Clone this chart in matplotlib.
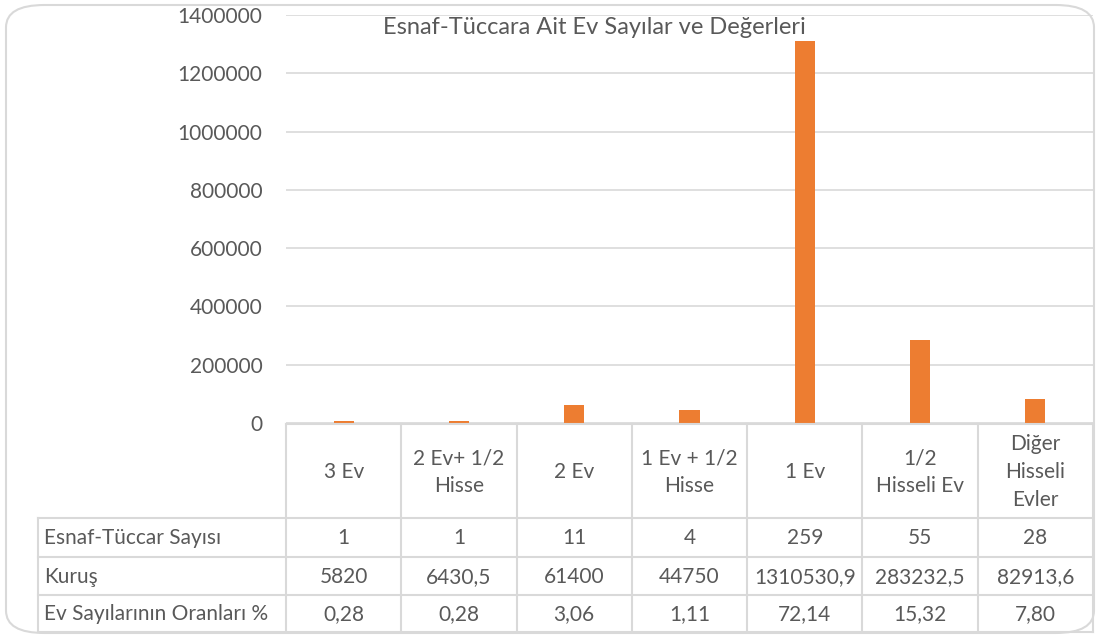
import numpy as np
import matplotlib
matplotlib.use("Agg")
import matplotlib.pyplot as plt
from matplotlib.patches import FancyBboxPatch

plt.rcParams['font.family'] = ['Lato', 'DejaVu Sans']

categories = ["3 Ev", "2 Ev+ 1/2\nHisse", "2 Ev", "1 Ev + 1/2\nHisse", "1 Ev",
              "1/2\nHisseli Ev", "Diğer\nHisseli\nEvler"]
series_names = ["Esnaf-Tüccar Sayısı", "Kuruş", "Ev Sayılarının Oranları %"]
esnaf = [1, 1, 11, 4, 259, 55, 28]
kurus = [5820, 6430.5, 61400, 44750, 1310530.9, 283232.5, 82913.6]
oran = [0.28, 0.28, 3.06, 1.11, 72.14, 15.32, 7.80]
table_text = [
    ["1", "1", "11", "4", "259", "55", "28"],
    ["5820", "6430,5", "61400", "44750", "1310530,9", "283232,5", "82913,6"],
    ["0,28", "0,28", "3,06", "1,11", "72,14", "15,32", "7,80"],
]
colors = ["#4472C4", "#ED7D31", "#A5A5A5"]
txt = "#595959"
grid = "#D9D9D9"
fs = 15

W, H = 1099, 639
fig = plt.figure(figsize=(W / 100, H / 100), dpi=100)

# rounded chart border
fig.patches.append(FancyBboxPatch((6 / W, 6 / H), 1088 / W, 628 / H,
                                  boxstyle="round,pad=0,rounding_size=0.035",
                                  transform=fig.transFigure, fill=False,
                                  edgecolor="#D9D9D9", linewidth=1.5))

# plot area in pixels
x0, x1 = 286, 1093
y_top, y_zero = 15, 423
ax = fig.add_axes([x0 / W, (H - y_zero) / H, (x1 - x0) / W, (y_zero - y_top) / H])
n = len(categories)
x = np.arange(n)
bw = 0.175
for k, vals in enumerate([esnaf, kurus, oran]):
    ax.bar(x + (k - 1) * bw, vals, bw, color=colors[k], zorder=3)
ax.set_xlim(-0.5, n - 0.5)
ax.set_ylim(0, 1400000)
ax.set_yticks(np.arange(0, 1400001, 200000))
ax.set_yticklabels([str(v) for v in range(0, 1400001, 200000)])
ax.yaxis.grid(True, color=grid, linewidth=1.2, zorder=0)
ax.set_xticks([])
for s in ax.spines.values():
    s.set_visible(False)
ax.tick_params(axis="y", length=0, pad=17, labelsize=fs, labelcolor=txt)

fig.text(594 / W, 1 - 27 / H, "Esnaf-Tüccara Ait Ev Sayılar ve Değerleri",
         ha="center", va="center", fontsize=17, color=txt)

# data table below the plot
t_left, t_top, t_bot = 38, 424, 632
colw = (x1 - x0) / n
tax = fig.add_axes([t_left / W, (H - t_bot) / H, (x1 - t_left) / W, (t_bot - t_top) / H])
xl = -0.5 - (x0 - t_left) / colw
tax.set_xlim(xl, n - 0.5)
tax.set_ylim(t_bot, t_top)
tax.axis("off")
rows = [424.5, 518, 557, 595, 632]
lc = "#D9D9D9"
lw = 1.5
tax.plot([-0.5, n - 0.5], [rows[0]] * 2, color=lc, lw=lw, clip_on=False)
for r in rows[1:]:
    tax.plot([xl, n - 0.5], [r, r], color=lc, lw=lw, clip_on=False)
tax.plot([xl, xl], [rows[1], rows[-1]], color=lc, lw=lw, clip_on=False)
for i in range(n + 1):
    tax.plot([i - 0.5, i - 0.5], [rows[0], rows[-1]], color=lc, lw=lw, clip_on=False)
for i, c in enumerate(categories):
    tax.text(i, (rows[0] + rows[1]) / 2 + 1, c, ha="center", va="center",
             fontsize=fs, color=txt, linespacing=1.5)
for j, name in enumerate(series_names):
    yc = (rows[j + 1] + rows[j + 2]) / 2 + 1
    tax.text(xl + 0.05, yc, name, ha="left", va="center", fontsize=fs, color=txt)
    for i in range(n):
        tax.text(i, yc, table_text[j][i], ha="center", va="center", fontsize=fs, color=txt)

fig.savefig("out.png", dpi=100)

* Goal *
Copy all lines from the material that include "chart".

* The response *
Clone this chart in matplotlib.
# rounded chart border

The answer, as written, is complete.